The decision is a real sign of the esteem in which L&D is now held: “We didn’t have a replacement so it was quite a bold thing to do to take away PRP and not replace it with anything. But the organisation trusted us enough to go away and look at a new strategy.”
It’s a really exciting time for Shelter, with a new strategy to take them through to 2022, to ensure the organisation is fit for purpose, creating a clear, positive impact on the lives of those it helps and protects. The new strategy is comprised of many activities and changes, all unified by ensuring its effort and resources go towards fighting for clients, combating the housing crisis with newfound courageousness, and doing this with shared purpose. There’s still a need for courses – both eLearning and face to face – alongside development. But the focus is firmly on putting people first, rather than being absorbed by the training process.
“We know that engaged staff are more productive, more motivated and they’re just happy to be there, and that’s really important to us,” explains Katharine.
In order to support the organisation moving forward, Katharine also recognises the need for L&D practitioners to continue learning themselves: “We need to continuously think about our own development to become better, and the events that the Charity Learning Consortium organise have really helped us with that,” she says
“Ultimately, we just need to have the curiosity, bravery and confidence to probe and ask questions, so we don’t just stick to being training order takers.”
Katharine Nice shares the lessons she has learned from 12 years working in L&D at Shelter:
- Be curious: More than anything else I’d say be curious, ask questions, and keep asking why you are doing what you are doing.
- Keep listening: Change happens fast, so keep listening to the needs of your organisation, your staff, your workforce. Listening is a real skill, and what people say can at times be uncomfortable to hear but it’s a vital part of continuing to transform in L&D.

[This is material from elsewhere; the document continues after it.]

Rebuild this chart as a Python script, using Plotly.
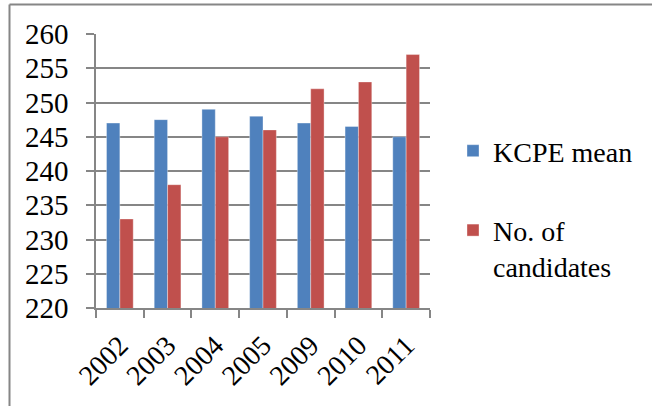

- Collaborate: Learning from one another is vital, and for me, the Charity Learning Consortium is central to that. For example, I got the idea of Ted Talk Tuesdays from a speaker at a Consortium event. Together we can achieve so much more than on our own.
- Find your centres of excellence: Where is the great work taking place in your organisation and what can you learn from it?
- Take baby steps: Rather than rolling out a big new initiative, with great fanfare, a pilot gives you the chance to test and refine what you’re doing.
- Small changes, big difference: When I look back at the changes that have happened in L&D over the last 12 years in Shelter the transformation has been accumulative. It’s lots of little things that have eventually made a big difference.
- Fail fast and move on: You’re not going to get everything right straight away, so embrace the ethos of build, test and learn.